The Importance of Expert Witnesses in Medical Malpractice Cases
- Posted on: Mar 20 2019
Do I need an expert witness to testify in my medical malpractice action?
Medical malpractice cases involve complex medical and legal issues. Non-doctors lack the medical knowledge to be able to make an informed decision as to whether the doctor in question acted negligently. For this reason, it is critical that medical malpractice plaintiffs secure the testimony of an experienced expert witness. Our New York City medical malpractice lawyers discuss the importance of expert witnesses in medical malpractice cases and how you can find an expert witness below.

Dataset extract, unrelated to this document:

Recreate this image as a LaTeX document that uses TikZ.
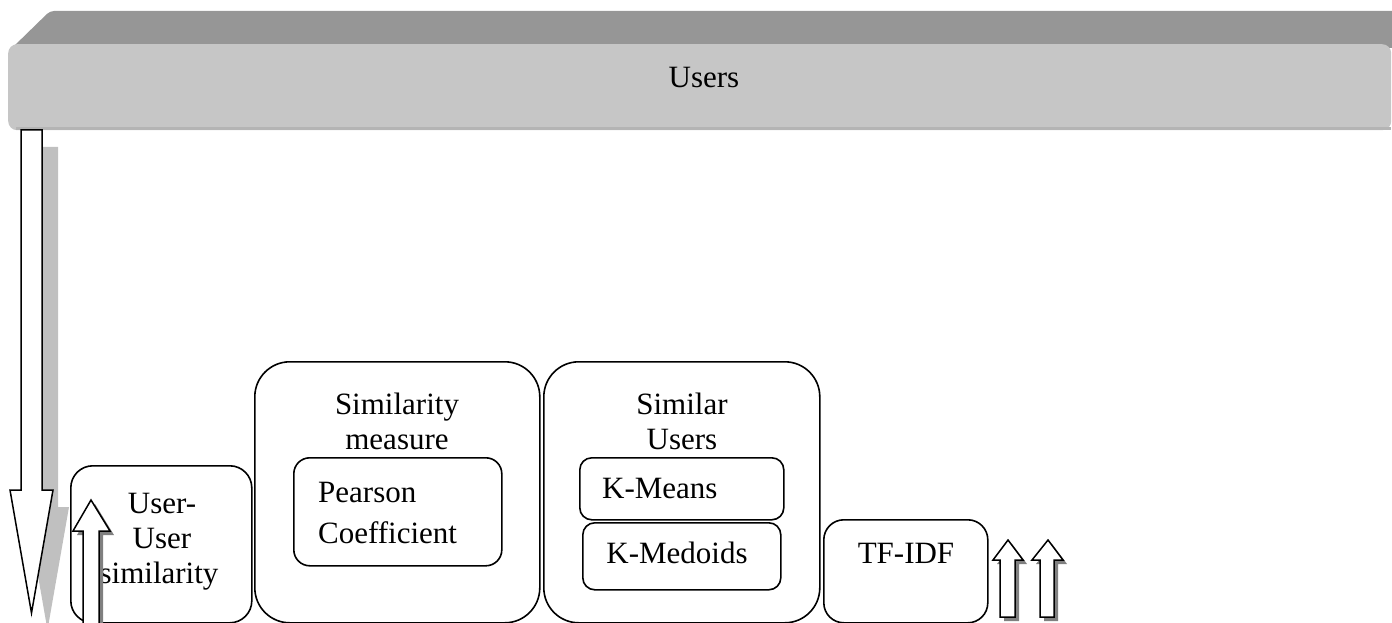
\documentclass[tikz,border=0pt]{standalone}
\usepackage{fontspec}
\setmainfont{Liberation Serif}
\definecolor{barTop}{HTML}{969696}
\definecolor{barFront}{HTML}{C6C6C6}
\definecolor{barEdge}{HTML}{B4B4B4}
\definecolor{shadowLight}{HTML}{C0C0C0}
\definecolor{shadowDark}{HTML}{808080}
\begin{document}
\begin{tikzpicture}[x=1pt,y=-1pt,
  txt/.style={inner sep=0pt, font=\fontsize{31}{35}\selectfont},
  rbox/.style={draw=black, line width=1.6pt, inner sep=0pt, anchor=north west},
  blockarrow/.style={draw=black, fill=white, line width=1.5pt, line join=miter},
  bigshadow/.style={fill=shadowLight, draw=none},
  smallshadow/.style={fill=shadowDark, draw=none}]
\path[use as bounding box] (0,0) rectangle (1392,623);
\clip (0,0) rectangle (1392,623);
% 3D bar "Users"
\fill[barTop, rounded corners=4pt] (50,11) -- (1400,11) -- (1400,48) -- (12,48) -- cycle;
\node[fill=barFront, rounded corners=9pt, inner sep=0pt, anchor=north west,
      minimum width=1383pt, minimum height=86pt] (users) at (8,44) {};
\fill[barEdge] (16,127) -- (1391,127) -- (1391,130) -- (16,130) -- cycle;
\node[txt, anchor=base] (userslbl) at (704,88) {Users};
% big down arrow with shadow
\fill[bigshadow, shift={(16,17)}] (21,130) -- (42,130) -- (42,490) -- (53,490) -- (31.5,613) -- (10,490) -- (21,490) -- cycle;
\draw[blockarrow] (21,130) -- (42,130) -- (42,490) -- (53,490) -- (31.5,613) -- (10,490) -- (21,490) -- cycle;
% boxes
\node[rbox, rounded corners=22pt, minimum width=181pt, minimum height=157pt] (uu) at (70,465) {};
\node[txt, anchor=base] (uu1) at (162,513) {User-};
\node[txt, anchor=base] (uu2) at (162,548) {User};
\node[txt, anchor=base] (uu3) at (159,583) {similarity};
\node[rbox, rounded corners=35pt, minimum width=285pt, minimum height=261pt] (sm) at (254,361) {};
\node[txt, anchor=base, align=center] (smlbl) at (397,449) {Similarity\\measure};
\node[rbox, rounded corners=16pt, minimum width=208pt, minimum height=108pt] (pc) at (293,457) {};
\node[txt, anchor=base west, align=left, font=\fontsize{31}{41}\selectfont] (pclbl) at (318,543) {Pearson\\Coefficient};
\node[rbox, rounded corners=35pt, minimum width=276pt, minimum height=261pt] (su) at (543,361) {};
\node[txt, anchor=base, align=center] (sulbl) at (682,449) {Similar\\Users};
\node[rbox, rounded corners=12pt, minimum width=204pt, minimum height=62pt] (km) at (579,457) {};
\node[txt, anchor=base west] (kmlbl) at (602,498) {K-Means};
\node[rbox, rounded corners=12pt, minimum width=198pt, minimum height=67pt] (kd) at (582,522) {};
\node[txt, anchor=base] (kdlbl) at (677,563) {K-Medoids};
\node[rbox, rounded corners=20pt, minimum width=164pt, minimum height=103pt] (tf) at (823,519) {};
\node[txt, anchor=base] (tflbl) at (906,563) {TF-IDF};
% small up arrows with shadows
\fill[smallshadow, shift={(4,4)}] (83,630) -- (83,531) -- (73,531) -- (91,500) -- (110,531) -- (99,531) -- (99,630) -- cycle;
\draw[blockarrow] (83,630) -- (83,531) -- (73,531) -- (91,500) -- (110,531) -- (99,531) -- (99,630) -- cycle;
\fill[smallshadow, shift={(4,4)}] (1000,617) -- (1000,560) -- (993,560) -- (1008,540) -- (1023,560) -- (1015,560) -- (1015,617) -- cycle;
\draw[blockarrow] (1000,617) -- (1000,560) -- (993,560) -- (1008,540) -- (1023,560) -- (1015,560) -- (1015,617) -- cycle;
\fill[smallshadow, shift={(4,4)}] (1040,617) -- (1040,560) -- (1032,560) -- (1048,540) -- (1063,560) -- (1054,560) -- (1054,617) -- cycle;
\draw[blockarrow] (1040,617) -- (1040,560) -- (1032,560) -- (1048,540) -- (1063,560) -- (1054,560) -- (1054,617) -- cycle;
\end{tikzpicture}
\end{document}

Expert Witnesses Are Necessary in Medical Malpractice Cases
Medical malpractice cases in New York will nearly always require expert witness testimony. Absent an expert witness, the case may be dismissed early on for lack of evidence. Medical expert witnesses are needed in malpractice cases because these cases are too complicated for a jury to decide on their own.
Medical experts will be allowed to testify to two main questions in a medical malpractice case: 1) did the defendant doctor follow the standard of care for doctors in the same field under similar circumstances? and 2) did the defendant doctor’s failure to meet the standard of care result in the patient’s injury?
Medical experts will offer vital testimony as to what a normal and competent physician would have done in a similar situation. The expert will base this testimony on his or her own personal experience, as well as standards established by medical publications or medical boards. Once the standards for a doctor in the field have been established, the expert can then offer testimony that supports a finding that the doctor’s negligence caused the plaintiff’s injuries.
Finding an Expert Witness
Your attorney will often prove instrumental in finding an expert witness who meets the qualifications and will offer strong support for your case. Often, a physician in the medical field in question will make a powerful expert witness. For example, if the case involves a surgical error, your expert witness will likely be a surgeon in the relevant field. For cases involving general medicine, any number of doctors could meet the qualifications. You will generally need to identify your expert witness and provide a summary of his or her proposed testimony early on in the case.